The Adams Apprenticeship provides curricular and co-curricular leadership development training and the opportunity to travel to New York and San Francisco to learn about these key markets and further build the students’ networks. Apprentices attend two daylong conferences at UNC which feature inspiring talks and networking opportunities. In addition, students receive access to and mentorship from UNC’s most successful entrepreneurs.

That mentorship has been life changing for Alexandra Hehlen, who during her sophomore year at UNC founded “Coulture,” a fashion magazine that features diverse global perspectives and models of all sizes, shapes, gender identities, and races. A member of the Adams Apprenticeship 2017 cohort, Hehlen plans to work in New York City as an art director or creative director in the fashion industry after receiving her bachelor’s degree from UNC in May 2018.

One of her mentors is Dana McMahan, a professor in the UNC School of Media and Journalism professor). “She is my wonder woman, “says Hehlen.”Last year, she started helping me figure out what I wanted to do and saw something in me I didn’t see in myself yet.”

McMahan suggested that Hehlen think about art direction and made a connection for her with an agency in New York. Hehlen interned there last summer, working on campaigns for brands including Ralph Lauren and Tom Ford. “I never would have figured out this career direction without her,” says Hehlen.

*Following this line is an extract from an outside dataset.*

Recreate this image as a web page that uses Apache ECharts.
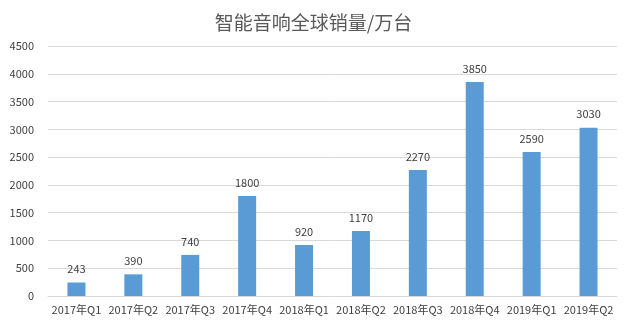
<!DOCTYPE html>
<html><head><meta charset="utf-8">
<script src="https://cdn.jsdelivr.net/npm/echarts@6/dist/echarts.min.js"></script>
<style>html,body{margin:0;padding:0;background:#fff}#c{width:627px;height:331px}</style>
</head><body><div id="c"></div>
<script>
const categories = ["2017年Q1","2017年Q2","2017年Q3","2017年Q4","2018年Q1","2018年Q2","2018年Q3","2018年Q4","2019年Q1","2019年Q2"];
const sales = [243,390,740,1800,920,1170,2270,3850,2590,3030];
const titleText = "智能音响全球销量/万台";
const font = '"Microsoft YaHei","Noto Sans CJK SC",sans-serif';
const chart = echarts.init(document.getElementById('c'));
chart.setOption({
  animation:false,
  title:{text:titleText,left:'center',top:8,textStyle:{fontFamily:font,fontSize:19,fontWeight:'normal',color:'#595959'}},
  grid:{left:48,right:10,top:46,bottom:35},
  xAxis:{type:'category',data:categories,axisTick:{show:false},
    axisLine:{lineStyle:{color:'#d9d9d9'}},
    axisLabel:{color:'#404040',fontSize:11,fontFamily:font,interval:0,margin:8}},
  yAxis:{type:'value',min:0,max:4500,interval:500,
    axisLine:{show:false},axisTick:{show:false},
    splitLine:{lineStyle:{color:'#d9d9d9'}},
    axisLabel:{color:'#404040',fontSize:11,fontFamily:font,margin:14,formatter:function(v){return String(v);}}},
  series:[{type:'bar',data:sales,barWidth:18,itemStyle:{color:'#5B9BD5'},
    label:{show:true,position:'top',distance:8,color:'#404040',fontSize:11,fontFamily:font}}]
});
</script></body></html>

One of her favorite parts of the Adams Apprenticeship is the people. “The board of advisors I have been fortunate to cultivate has helped me through bumps in the road, both with my venture and my future,” she says. “My fellow classmates and cohort have been essential in my time here at UNC; getting to spend time with people who are like-minded and similarly driven to change the world through entrepreneurship is such a blessing.” She expresses her appreciation for the passion of the Adams staff. “They treat the program as a startup and I value that an entrepreneurial focus permeates the entire organization,” she says.

Edgar Walker (BA ’16), a member of the 2016 Adams Apprenticeship, works on the analytics team for Bleacher Report in San Francisco. “The lessons I learned during the apprenticeship are very relevant and affect how I work day-to-day,” he says.

“What’s important is that this is one of the few programs invested in the students themselves rather than the outcome they can create,” says Walker. “That ladders up to the lofty and ambitious vision to create a world-class mentorship program, which it is well on its way to doing.”

Walker describes the Adams Apprenticeship as a lifelong program. “I’m involved in meeting with students as a recent grad who can be a bit of an advisor,” he says. “I’m looking forward to giving back and excited to see how this program continues to support me, my peers and future students and see the impact we make and the people we can lead moving forward.”